As far as putting him in sports, you need to find a way to keep the playing field equal for all kids living in your house. If he lived with his mother and you didn't have access to him to take him to practices and such, then that would be a different story, but right now your anger stems from a financial standpoint, and it isn't fair to your ss that he can't plays sports/activities b/c his mother refuses to contribute financially. How about finding one sport you can afford financially to put him in rather than saying no to all sports? You will be fueling a fire for yourself everytime bm throws you under the bus with ss, if you end up doing nothing for him at all.

Also, report bm to to child support enforcement like Anne said. It's free, and when they loom over her with jail time, whoever is supporting her will pay her child support. Just b/c your dh doesn't want to take the time to do it, doesn't mean you can't.

Lastly, when I was a kid, sports were my life. If my parents didn't give me the access to the sports that I had, I would not have the confidence and physical stamina that I have today. Sports is not just some frivilous act, it teaches confidence, ethics, sportsmanship, friendship, and it engages children to respect rules and adults. It is highly advantages for you to keep your ss busy and learning sports now, b/c when he is a teenager looking to cause trouble, you will have sports to thank for keeping him so busy, he couldn't get into trouble!
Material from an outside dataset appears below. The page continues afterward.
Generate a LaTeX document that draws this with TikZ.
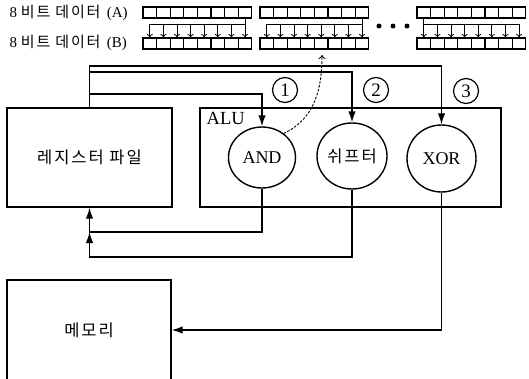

Good luck in your situation.

Candice

Colorado Girl's picture

I totally see where you are coming from. I had a very similar situation in my household. Oldest SD was signed up by BM for a $600 art class!!!!! My DH agreed to it not knowing the cost. (If any of you haven't noticed yet by my posts, DH is not the sharpest crayon in the box) Now for $600, we can put the other 4 kids in soccer for two seasons. SO, that's all oldest SD gets to do, that's it. So I would think that you could set forth a budget and allocate it accordingly subtracting what BM should be paying and level out what $ is going out the door.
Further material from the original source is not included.